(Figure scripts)
** BEGIN **

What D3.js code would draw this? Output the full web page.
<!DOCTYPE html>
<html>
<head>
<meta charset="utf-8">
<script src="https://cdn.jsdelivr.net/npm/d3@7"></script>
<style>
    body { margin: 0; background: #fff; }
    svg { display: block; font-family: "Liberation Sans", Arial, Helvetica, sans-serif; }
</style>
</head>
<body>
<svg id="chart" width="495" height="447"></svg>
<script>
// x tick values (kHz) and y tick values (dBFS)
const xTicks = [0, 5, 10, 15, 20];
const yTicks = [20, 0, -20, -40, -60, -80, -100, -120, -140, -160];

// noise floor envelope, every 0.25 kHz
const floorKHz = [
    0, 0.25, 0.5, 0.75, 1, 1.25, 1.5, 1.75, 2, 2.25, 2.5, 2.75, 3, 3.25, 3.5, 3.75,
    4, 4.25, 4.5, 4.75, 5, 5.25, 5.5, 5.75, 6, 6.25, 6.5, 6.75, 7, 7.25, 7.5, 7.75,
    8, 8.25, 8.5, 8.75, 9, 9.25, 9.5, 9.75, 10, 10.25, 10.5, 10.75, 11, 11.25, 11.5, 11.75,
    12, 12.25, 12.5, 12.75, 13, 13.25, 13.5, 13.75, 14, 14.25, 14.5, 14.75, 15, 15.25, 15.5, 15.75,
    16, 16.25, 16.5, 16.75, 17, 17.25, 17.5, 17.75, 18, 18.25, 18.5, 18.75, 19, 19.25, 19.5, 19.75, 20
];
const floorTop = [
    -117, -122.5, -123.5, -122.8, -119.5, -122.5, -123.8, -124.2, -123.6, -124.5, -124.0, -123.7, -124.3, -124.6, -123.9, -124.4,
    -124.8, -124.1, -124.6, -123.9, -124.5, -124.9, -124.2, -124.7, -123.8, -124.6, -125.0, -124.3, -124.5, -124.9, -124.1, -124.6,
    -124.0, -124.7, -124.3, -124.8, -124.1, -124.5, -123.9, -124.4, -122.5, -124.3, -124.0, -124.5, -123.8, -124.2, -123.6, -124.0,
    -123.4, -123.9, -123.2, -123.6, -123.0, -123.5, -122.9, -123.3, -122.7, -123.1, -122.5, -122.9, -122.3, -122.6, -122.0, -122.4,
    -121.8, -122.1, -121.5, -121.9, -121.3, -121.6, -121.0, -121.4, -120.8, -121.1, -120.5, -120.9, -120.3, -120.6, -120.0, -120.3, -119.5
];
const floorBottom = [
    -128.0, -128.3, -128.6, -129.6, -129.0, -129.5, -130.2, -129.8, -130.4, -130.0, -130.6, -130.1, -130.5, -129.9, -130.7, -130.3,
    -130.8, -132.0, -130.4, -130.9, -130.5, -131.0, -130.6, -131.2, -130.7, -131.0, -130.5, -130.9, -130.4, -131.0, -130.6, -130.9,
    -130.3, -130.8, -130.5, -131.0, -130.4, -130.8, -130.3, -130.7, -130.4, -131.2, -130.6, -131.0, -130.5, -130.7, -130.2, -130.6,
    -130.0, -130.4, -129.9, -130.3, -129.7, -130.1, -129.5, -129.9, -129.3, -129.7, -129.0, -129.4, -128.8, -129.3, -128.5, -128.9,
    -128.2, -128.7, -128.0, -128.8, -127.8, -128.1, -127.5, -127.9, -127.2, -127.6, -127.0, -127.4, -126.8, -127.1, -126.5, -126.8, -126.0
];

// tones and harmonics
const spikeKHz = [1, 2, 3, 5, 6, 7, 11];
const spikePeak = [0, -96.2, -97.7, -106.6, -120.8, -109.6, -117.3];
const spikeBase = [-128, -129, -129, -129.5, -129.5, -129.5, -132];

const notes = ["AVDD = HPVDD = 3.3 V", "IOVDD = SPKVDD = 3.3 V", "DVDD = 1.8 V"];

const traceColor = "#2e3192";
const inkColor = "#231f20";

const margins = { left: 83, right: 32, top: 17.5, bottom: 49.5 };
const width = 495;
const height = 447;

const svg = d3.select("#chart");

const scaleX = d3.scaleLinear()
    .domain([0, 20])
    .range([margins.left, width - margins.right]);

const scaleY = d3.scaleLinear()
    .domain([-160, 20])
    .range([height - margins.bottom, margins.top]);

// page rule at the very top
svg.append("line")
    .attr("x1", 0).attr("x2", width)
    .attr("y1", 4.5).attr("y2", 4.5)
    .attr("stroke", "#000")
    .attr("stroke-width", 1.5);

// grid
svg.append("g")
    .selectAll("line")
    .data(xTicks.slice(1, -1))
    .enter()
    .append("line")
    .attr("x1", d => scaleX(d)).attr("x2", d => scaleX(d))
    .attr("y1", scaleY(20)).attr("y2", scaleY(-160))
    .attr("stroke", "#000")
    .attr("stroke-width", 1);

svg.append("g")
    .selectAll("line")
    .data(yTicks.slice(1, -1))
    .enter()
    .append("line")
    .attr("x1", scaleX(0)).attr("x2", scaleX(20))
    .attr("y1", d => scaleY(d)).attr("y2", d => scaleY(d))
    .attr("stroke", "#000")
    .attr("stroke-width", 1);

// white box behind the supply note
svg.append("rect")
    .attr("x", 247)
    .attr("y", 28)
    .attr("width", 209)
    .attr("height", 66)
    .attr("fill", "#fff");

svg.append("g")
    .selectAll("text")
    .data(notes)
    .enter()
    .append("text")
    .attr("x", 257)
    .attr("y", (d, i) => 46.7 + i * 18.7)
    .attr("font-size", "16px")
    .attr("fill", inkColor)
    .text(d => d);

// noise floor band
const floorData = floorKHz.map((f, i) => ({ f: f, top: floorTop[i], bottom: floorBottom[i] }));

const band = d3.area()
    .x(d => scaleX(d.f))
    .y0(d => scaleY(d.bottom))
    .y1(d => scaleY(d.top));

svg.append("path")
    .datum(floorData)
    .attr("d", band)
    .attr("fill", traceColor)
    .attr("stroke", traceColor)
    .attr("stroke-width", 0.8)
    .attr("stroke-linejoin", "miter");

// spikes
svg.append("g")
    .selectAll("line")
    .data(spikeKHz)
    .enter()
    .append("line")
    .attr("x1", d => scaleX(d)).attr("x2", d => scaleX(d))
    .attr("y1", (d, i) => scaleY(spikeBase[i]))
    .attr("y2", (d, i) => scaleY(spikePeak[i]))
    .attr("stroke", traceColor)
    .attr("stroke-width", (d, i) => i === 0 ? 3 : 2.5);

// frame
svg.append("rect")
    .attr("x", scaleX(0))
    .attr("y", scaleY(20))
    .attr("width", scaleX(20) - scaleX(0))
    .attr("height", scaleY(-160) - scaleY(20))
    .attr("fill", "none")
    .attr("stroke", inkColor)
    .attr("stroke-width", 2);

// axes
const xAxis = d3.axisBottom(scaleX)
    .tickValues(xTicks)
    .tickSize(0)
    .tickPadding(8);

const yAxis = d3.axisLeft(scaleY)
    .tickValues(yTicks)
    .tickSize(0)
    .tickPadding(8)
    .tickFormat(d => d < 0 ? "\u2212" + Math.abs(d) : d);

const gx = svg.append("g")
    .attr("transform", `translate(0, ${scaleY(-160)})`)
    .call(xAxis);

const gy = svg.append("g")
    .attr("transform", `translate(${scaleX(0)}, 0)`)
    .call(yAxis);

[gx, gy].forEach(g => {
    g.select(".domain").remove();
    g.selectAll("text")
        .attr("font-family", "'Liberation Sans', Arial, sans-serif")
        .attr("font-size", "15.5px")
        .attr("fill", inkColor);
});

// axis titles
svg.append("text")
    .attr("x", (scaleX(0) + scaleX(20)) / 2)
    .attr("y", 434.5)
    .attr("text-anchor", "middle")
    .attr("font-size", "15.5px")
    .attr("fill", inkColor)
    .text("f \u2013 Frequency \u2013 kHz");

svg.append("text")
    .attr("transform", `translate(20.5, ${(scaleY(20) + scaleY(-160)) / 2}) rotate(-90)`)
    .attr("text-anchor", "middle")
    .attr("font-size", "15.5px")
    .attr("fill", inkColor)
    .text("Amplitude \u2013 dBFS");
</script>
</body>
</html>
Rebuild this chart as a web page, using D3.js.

** END **

### Goal
Copy every line of the records above, starting with the first, up to and including the line containing "-120, -140, -160];".

### Written answer
What D3.js code would draw this? Output the full web page.
<!DOCTYPE html>
<html>
<head>
<meta charset="utf-8">
<script src="https://cdn.jsdelivr.net/npm/d3@7"></script>
<style>
    body { margin: 0; background: #fff; }
    svg { display: block; font-family: "Liberation Sans", Arial, Helvetica, sans-serif; }
</style>
</head>
<body>
<svg id="chart" width="495" height="447"></svg>
<script>
// x tick values (kHz) and y tick values (dBFS)
const xTicks = [0, 5, 10, 15, 20];
const yTicks = [20, 0, -20, -40, -60, -80, -100, -120, -140, -160];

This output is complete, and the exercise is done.